**Direction**
Both the line containing "Emit a component" and the line containing "top.selectAll('.tick text').remove();" are part of the range to copy, along with every line between them. Copy it exactly and leave out the pictures.
══ Task inputs
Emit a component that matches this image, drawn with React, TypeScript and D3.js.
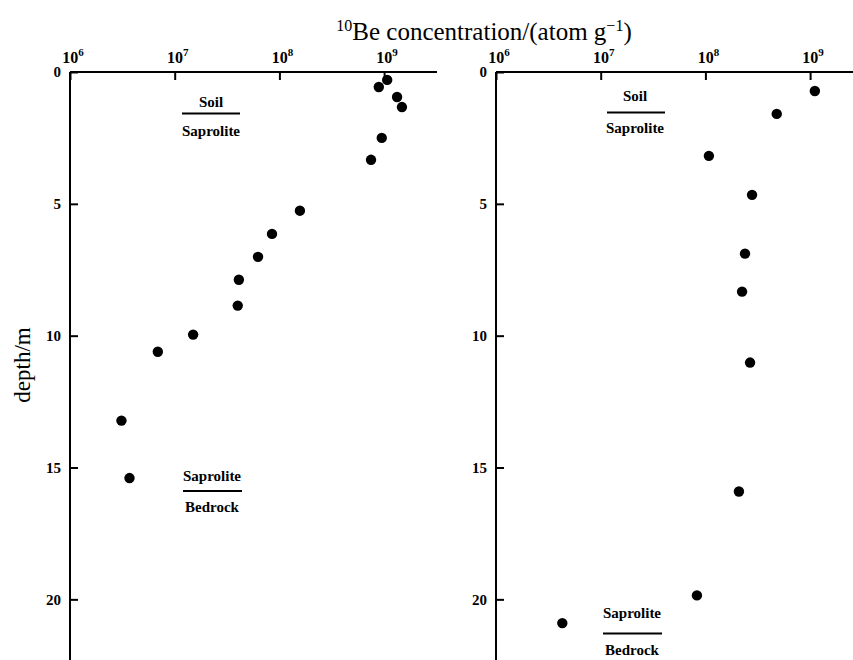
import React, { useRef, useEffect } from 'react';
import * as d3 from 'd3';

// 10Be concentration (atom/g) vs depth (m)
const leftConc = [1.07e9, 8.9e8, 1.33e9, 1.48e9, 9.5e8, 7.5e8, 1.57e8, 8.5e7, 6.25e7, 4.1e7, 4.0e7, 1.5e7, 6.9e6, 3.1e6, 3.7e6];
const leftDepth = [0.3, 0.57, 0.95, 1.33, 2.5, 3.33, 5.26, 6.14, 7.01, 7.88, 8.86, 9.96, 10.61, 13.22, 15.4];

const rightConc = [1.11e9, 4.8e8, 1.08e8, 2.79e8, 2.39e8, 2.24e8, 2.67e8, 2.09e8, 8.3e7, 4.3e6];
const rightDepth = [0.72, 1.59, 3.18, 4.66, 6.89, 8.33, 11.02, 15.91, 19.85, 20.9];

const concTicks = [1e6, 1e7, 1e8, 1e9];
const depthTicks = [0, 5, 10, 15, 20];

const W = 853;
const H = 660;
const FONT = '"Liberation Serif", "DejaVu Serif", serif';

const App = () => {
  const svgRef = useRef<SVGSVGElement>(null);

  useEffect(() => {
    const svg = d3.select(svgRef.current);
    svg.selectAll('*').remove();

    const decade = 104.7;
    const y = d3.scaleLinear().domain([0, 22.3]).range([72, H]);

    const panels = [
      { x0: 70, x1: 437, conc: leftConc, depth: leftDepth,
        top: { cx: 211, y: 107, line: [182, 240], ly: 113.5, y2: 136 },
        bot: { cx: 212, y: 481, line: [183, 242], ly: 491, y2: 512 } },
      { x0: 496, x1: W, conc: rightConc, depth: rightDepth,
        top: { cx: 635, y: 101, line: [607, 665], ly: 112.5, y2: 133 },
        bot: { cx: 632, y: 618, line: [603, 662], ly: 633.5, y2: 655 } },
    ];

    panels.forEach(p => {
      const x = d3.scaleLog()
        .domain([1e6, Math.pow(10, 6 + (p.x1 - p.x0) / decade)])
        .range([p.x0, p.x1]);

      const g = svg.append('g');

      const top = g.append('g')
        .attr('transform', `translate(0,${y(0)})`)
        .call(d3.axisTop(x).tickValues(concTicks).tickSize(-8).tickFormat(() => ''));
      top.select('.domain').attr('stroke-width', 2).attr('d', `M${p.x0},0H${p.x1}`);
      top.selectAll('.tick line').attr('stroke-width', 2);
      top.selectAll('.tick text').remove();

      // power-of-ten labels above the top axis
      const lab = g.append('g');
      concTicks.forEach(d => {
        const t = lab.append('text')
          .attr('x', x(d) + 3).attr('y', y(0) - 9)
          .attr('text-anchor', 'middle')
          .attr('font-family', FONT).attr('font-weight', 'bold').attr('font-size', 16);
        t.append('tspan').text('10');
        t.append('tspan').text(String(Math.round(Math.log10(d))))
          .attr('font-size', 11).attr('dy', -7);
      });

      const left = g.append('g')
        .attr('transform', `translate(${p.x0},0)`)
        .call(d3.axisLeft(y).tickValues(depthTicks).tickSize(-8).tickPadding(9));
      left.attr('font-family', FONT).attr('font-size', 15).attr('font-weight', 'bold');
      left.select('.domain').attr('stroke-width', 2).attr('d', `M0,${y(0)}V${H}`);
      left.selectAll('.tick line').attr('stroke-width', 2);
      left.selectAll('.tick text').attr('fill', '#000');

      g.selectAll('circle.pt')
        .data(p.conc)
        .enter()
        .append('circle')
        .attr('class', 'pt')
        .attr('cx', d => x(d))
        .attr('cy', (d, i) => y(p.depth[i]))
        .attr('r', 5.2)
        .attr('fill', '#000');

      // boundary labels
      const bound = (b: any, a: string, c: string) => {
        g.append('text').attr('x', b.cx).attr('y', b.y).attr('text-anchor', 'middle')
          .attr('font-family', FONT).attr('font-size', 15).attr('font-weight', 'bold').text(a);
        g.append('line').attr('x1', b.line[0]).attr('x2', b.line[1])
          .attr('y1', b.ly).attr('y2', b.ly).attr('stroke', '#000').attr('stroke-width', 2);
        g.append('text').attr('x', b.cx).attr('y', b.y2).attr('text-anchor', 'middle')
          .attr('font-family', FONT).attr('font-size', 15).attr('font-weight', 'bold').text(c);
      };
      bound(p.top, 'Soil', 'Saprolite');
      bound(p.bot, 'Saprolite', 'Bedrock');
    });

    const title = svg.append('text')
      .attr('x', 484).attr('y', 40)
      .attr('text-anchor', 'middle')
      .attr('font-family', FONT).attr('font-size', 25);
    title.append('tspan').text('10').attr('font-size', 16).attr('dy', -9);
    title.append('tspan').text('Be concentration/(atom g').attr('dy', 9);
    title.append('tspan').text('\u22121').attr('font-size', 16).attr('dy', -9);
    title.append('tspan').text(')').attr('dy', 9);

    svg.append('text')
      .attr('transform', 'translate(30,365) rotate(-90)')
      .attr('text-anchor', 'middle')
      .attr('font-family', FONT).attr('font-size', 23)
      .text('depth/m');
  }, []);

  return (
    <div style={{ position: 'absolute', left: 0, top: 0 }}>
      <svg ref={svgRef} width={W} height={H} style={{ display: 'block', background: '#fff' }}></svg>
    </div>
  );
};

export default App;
════
══ Task inputs
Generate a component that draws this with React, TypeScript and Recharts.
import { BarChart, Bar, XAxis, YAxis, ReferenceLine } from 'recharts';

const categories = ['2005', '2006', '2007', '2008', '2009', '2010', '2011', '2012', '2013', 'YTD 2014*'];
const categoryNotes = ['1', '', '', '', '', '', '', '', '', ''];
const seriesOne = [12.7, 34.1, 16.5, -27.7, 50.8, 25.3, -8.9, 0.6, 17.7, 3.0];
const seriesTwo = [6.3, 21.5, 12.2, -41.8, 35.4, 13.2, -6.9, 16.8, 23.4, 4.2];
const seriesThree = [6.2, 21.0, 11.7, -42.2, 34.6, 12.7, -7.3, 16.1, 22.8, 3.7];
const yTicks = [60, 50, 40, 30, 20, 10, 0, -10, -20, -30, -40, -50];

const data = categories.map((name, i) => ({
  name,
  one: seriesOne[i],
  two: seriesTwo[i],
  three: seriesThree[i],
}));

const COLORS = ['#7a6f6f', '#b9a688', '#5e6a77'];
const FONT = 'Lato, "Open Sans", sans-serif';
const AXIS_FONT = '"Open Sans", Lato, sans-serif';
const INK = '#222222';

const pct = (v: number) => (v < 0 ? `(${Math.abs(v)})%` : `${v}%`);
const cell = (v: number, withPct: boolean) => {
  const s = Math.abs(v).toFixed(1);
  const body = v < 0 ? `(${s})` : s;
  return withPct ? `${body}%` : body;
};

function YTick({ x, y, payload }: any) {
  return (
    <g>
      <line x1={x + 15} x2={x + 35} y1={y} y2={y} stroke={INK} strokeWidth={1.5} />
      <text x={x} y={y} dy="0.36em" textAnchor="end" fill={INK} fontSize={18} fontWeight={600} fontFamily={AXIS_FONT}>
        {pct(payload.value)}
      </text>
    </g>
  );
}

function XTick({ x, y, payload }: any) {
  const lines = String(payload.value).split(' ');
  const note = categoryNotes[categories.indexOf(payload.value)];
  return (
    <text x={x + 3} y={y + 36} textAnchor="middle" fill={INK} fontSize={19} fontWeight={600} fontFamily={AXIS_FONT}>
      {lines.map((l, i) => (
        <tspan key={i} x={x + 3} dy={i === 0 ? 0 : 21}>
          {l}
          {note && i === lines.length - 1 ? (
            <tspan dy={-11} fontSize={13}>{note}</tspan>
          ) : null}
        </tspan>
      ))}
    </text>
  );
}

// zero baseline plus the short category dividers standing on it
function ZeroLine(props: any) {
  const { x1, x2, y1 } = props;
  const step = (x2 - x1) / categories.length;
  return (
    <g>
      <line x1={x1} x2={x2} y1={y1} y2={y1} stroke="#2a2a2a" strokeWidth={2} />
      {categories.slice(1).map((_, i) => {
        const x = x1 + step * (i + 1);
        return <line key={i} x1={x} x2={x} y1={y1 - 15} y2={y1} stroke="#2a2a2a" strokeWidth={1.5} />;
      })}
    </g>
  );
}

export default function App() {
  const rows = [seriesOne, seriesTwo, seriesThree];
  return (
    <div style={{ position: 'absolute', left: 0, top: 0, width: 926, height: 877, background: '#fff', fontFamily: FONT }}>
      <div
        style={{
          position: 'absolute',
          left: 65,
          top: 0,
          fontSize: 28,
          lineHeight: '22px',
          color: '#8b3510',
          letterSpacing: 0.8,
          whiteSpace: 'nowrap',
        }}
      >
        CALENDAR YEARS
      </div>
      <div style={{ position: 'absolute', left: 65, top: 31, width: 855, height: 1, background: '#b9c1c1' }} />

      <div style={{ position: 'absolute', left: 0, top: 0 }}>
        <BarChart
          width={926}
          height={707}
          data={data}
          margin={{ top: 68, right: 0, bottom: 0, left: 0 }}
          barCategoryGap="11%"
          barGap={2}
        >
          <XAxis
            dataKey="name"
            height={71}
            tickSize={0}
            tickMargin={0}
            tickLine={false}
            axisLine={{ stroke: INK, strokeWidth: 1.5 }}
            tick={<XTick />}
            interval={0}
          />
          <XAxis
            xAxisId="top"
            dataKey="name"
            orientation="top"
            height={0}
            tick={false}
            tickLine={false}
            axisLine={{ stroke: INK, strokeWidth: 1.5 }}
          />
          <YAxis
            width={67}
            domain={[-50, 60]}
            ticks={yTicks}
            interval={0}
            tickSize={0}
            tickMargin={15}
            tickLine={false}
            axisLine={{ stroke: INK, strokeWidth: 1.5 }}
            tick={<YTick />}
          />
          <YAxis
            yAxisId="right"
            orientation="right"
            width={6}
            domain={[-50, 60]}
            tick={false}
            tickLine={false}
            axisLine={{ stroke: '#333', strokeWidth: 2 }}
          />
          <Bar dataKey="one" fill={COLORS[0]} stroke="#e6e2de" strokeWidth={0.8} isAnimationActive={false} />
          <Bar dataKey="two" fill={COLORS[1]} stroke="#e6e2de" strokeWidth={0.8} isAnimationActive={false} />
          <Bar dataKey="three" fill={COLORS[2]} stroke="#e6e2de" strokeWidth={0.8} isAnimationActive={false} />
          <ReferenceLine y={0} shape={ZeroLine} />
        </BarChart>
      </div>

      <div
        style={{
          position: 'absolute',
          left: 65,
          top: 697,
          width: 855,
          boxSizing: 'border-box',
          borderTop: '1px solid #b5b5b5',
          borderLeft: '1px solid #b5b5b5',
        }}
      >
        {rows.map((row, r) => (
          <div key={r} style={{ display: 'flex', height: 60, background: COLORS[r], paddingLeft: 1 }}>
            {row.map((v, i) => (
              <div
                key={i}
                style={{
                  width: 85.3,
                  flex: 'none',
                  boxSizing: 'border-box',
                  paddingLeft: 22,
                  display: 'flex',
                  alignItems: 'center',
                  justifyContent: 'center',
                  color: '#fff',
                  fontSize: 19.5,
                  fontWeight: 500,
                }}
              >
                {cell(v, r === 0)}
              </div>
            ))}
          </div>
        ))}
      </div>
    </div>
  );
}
════
**Output below**
Emit a component that matches this image, drawn with React, TypeScript and D3.js.
import React, { useRef, useEffect } from 'react';
import * as d3 from 'd3';

// 10Be concentration (atom/g) vs depth (m)
const leftConc = [1.07e9, 8.9e8, 1.33e9, 1.48e9, 9.5e8, 7.5e8, 1.57e8, 8.5e7, 6.25e7, 4.1e7, 4.0e7, 1.5e7, 6.9e6, 3.1e6, 3.7e6];
const leftDepth = [0.3, 0.57, 0.95, 1.33, 2.5, 3.33, 5.26, 6.14, 7.01, 7.88, 8.86, 9.96, 10.61, 13.22, 15.4];

const rightConc = [1.11e9, 4.8e8, 1.08e8, 2.79e8, 2.39e8, 2.24e8, 2.67e8, 2.09e8, 8.3e7, 4.3e6];
const rightDepth = [0.72, 1.59, 3.18, 4.66, 6.89, 8.33, 11.02, 15.91, 19.85, 20.9];

const concTicks = [1e6, 1e7, 1e8, 1e9];
const depthTicks = [0, 5, 10, 15, 20];

const W = 853;
const H = 660;
const FONT = '"Liberation Serif", "DejaVu Serif", serif';

const App = () => {
  const svgRef = useRef<SVGSVGElement>(null);

  useEffect(() => {
    const svg = d3.select(svgRef.current);
    svg.selectAll('*').remove();

    const decade = 104.7;
    const y = d3.scaleLinear().domain([0, 22.3]).range([72, H]);

    const panels = [
      { x0: 70, x1: 437, conc: leftConc, depth: leftDepth,
        top: { cx: 211, y: 107, line: [182, 240], ly: 113.5, y2: 136 },
        bot: { cx: 212, y: 481, line: [183, 242], ly: 491, y2: 512 } },
      { x0: 496, x1: W, conc: rightConc, depth: rightDepth,
        top: { cx: 635, y: 101, line: [607, 665], ly: 112.5, y2: 133 },
        bot: { cx: 632, y: 618, line: [603, 662], ly: 633.5, y2: 655 } },
    ];

    panels.forEach(p => {
      const x = d3.scaleLog()
        .domain([1e6, Math.pow(10, 6 + (p.x1 - p.x0) / decade)])
        .range([p.x0, p.x1]);

      const g = svg.append('g');

      const top = g.append('g')
        .attr('transform', `translate(0,${y(0)})`)
        .call(d3.axisTop(x).tickValues(concTicks).tickSize(-8).tickFormat(() => ''));
      top.select('.domain').attr('stroke-width', 2).attr('d', `M${p.x0},0H${p.x1}`);
      top.selectAll('.tick line').attr('stroke-width', 2);
      top.selectAll('.tick text').remove();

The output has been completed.